STATED GOAL – Repeat the material below word for word and leave out all pictures.

((

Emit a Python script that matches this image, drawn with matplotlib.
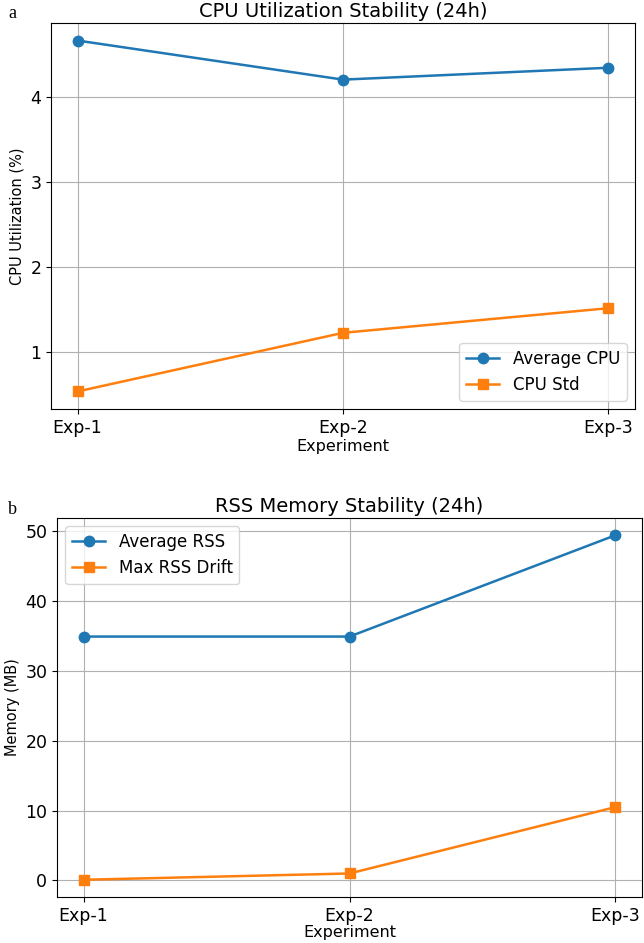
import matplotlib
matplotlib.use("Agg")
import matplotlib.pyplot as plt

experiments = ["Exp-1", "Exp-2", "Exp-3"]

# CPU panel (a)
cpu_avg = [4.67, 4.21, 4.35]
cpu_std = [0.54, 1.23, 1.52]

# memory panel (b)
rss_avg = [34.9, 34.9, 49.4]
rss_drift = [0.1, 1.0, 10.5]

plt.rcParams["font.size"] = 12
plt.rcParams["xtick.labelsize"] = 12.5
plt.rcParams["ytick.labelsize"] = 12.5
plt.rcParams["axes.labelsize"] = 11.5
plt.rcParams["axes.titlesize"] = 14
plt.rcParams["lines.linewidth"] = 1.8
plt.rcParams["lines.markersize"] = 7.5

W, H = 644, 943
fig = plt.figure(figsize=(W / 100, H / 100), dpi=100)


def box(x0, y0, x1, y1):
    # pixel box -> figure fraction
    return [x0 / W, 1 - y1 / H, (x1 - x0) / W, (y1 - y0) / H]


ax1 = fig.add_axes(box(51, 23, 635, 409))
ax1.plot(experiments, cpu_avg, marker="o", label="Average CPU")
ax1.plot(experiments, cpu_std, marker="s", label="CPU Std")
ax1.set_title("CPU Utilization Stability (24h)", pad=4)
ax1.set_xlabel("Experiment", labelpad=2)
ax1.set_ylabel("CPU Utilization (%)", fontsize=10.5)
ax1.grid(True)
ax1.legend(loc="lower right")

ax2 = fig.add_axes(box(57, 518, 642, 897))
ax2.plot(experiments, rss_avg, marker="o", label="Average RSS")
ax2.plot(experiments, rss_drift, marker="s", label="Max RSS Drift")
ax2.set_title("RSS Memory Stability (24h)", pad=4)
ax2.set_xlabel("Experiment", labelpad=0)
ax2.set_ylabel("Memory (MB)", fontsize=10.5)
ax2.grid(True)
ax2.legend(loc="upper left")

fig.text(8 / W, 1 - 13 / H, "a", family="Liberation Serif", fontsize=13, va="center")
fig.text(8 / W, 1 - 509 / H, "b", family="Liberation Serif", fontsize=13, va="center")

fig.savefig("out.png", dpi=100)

))

RESULT OF THIS EXERCISE –
Emit a Python script that matches this image, drawn with matplotlib.
import matplotlib
matplotlib.use("Agg")
import matplotlib.pyplot as plt

experiments = ["Exp-1", "Exp-2", "Exp-3"]

# CPU panel (a)
cpu_avg = [4.67, 4.21, 4.35]
cpu_std = [0.54, 1.23, 1.52]

# memory panel (b)
rss_avg = [34.9, 34.9, 49.4]
rss_drift = [0.1, 1.0, 10.5]

plt.rcParams["font.size"] = 12
plt.rcParams["xtick.labelsize"] = 12.5
plt.rcParams["ytick.labelsize"] = 12.5
plt.rcParams["axes.labelsize"] = 11.5
plt.rcParams["axes.titlesize"] = 14
plt.rcParams["lines.linewidth"] = 1.8
plt.rcParams["lines.markersize"] = 7.5

W, H = 644, 943
fig = plt.figure(figsize=(W / 100, H / 100), dpi=100)


def box(x0, y0, x1, y1):
    # pixel box -> figure fraction
    return [x0 / W, 1 - y1 / H, (x1 - x0) / W, (y1 - y0) / H]


ax1 = fig.add_axes(box(51, 23, 635, 409))
ax1.plot(experiments, cpu_avg, marker="o", label="Average CPU")
ax1.plot(experiments, cpu_std, marker="s", label="CPU Std")
ax1.set_title("CPU Utilization Stability (24h)", pad=4)
ax1.set_xlabel("Experiment", labelpad=2)
ax1.set_ylabel("CPU Utilization (%)", fontsize=10.5)
ax1.grid(True)
ax1.legend(loc="lower right")

ax2 = fig.add_axes(box(57, 518, 642, 897))
ax2.plot(experiments, rss_avg, marker="o", label="Average RSS")
ax2.plot(experiments, rss_drift, marker="s", label="Max RSS Drift")
ax2.set_title("RSS Memory Stability (24h)", pad=4)
ax2.set_xlabel("Experiment", labelpad=0)
ax2.set_ylabel("Memory (MB)", fontsize=10.5)
ax2.grid(True)
ax2.legend(loc="upper left")

fig.text(8 / W, 1 - 13 / H, "a", family="Liberation Serif", fontsize=13, va="center")
fig.text(8 / W, 1 - 509 / H, "b", family="Liberation Serif", fontsize=13, va="center")

fig.savefig("out.png", dpi=100)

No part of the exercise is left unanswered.